Oman has just been battered by Cyclone Shaheen, the first tropical cyclone to make it that far west into the Gulf of Arabia.
Around Basra in southern Iraq this summer, pressure on the grid owing to 50C heat led to constant blackouts, with residents driving around in their cars to stay cool.
Kuwait broke the record for the hottest day ever in 2016 at 53.6, and its 10-day rolling average this summer was equally sweltering.
Flash floods occurred in the Saudi city of Jeddah, and more recently Mecca, while across Saudi Arabia average temperatures have increased by 2%, and the maximum temperatures by 2.5%, all just since the 1980s. By the end of the century, if the more dire predictions prove true, Mecca may not be habitable
In Qatar, the country with the highest per capita carbon emissions in the world and the biggest producer of liquid gas, the outdoors is already being air-conditioned.
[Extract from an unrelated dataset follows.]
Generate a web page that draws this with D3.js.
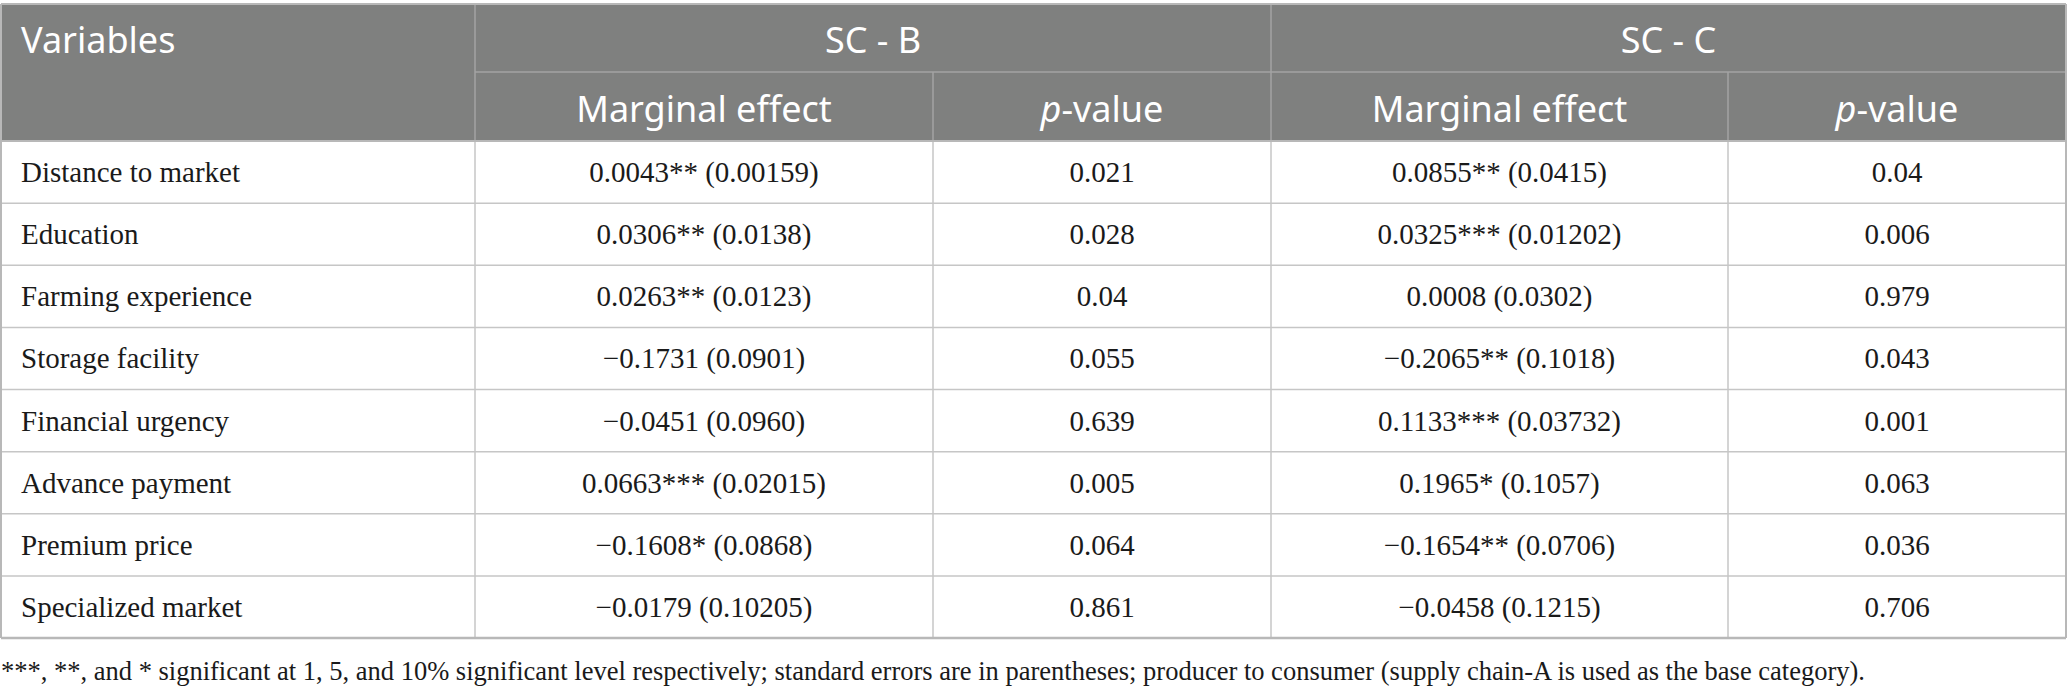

In Tehran, Iran, air pollution kills 4,000 people each year, while in the south-west province of Khuzestan citizens blocked roads and burned tyres to protest against droughts caused by a combination of mismanagement, western sanctions and killer heat.
In the United Arab Emirates, it is estimated that the climate crisis costs £6bn a year in higher health costs.
Iran is now the seventh-largest carbon emitter per capita, the UAE the second largest and Saudi Arabia the 13th.
The salinity of the Arabian Gulf, caused by proliferating desalination plants, has increased by 20%, with all the likely impact on marine life and biodiversity.
Large tracts of the Middle East may be with no permanent human settlement.
The Gulf coastal cities by the end of the century could find themselves inundated as waters rise.
The Middle East is warming at twice the rate of the rest of the world. It has to find a way to avoid its self-destruction
Jim Krane, an energy research analyst at Rice University Baker Institute in Houston, said:
“It is a really tough issue because the interests of the ruling elites run contrary to the interests of citizens. The ruling elites are all dependent on oil rents for the survival of their regimes. They need the oil business to stay alive for them to stay in power. Their system is based on continued oil rent, but ultimately, the citizens’ long-term interests are with a liveable climate”.
Zeina Khalil Hajj, a founder of Greenpeace in the Middle East, says that the region is under a double squeeze. “As demand for energy changes, a region that has been fundamentally reliant on fossil fuel, oil and carbon for its economic survival cannot continue with this dependence. There will be no market for their oil. But as its climate changes, it has an extra duty to shift for its own survival. Extreme weather is changing the lives of the people at a daily level. There is no choice, but to go green.”
Hajj says it may require a rapid psychological shift away from consumerism. “The Gulf is not even close to that kind of conversation. If you see the lifestyle in the UAE, Saudi Arabia and Qatar, it is based on endless consumption. My fear is that we are so far away from it both in terms of policy and willingness”.
The region has all three elements needed to switch to renewables: capital, sun and large tracts of vacant land. But until recently there were few signs that the petro-states felt the need to get out of fossil fuels.
Saudi energy minister, Prince Abdulaziz bin Salman, famously described it as a sequel to La La Land. “If I had to be concerned with IEA projections,” Abdulaziz said in Abu Dhabi during a public forum at the 24th World Energy Congress in 2019, “I probably would be on Prozac all the time.”
The Qatari energy minister, Saad al-Kaabi, said cutting off oil and gas production would cause damaging supply crunches, and laughed at “the euphoria around energy transition”.
Oil and gas exports remain more than 70% of total goods exports in Kuwait, Qatar, Saudi Arabia and Oman. Oil revenues exceed 70% of total government revenues in Kuwait, Qatar, Oman, and Bahrain. The World Bank shows Saudi Arabia is still 75% dependent on oil exports for its budget.
Aramco, the Saudi company with the largest carbon footprint in the world, is not trying to diversify at the rate of many other oil corporations. Indeed, it has just announced an investment to increase crude capacity from 12m barrels a day to 13m barrels by 2027.
Fossil fuels shipped abroad are not on the Saudi’s carbon ledger, owing to UN accounting rules. The region is responsible for only 4.7 % of worldwide carbon emissions, dwarfed by the pollution from Europe, America and China. The oil that the Middle East exports is logged against the carbon emissions of the users, not the producers.
And the promised internal reduction in emissions is dependent on a heavy bet that unproven blue hydrogen and carbon capture technology will work. Greenpeace Middle East suggested the Saudis’ plan included increasing oil production.
One reason the Gulf sheikdoms have been able to be so slow in weaning themselves off the commodity that made them rich is that the wealth has been used to numb public opinion. Citizens have been bought off through a mixture of no taxes, along with water, petrol and energy subsidies.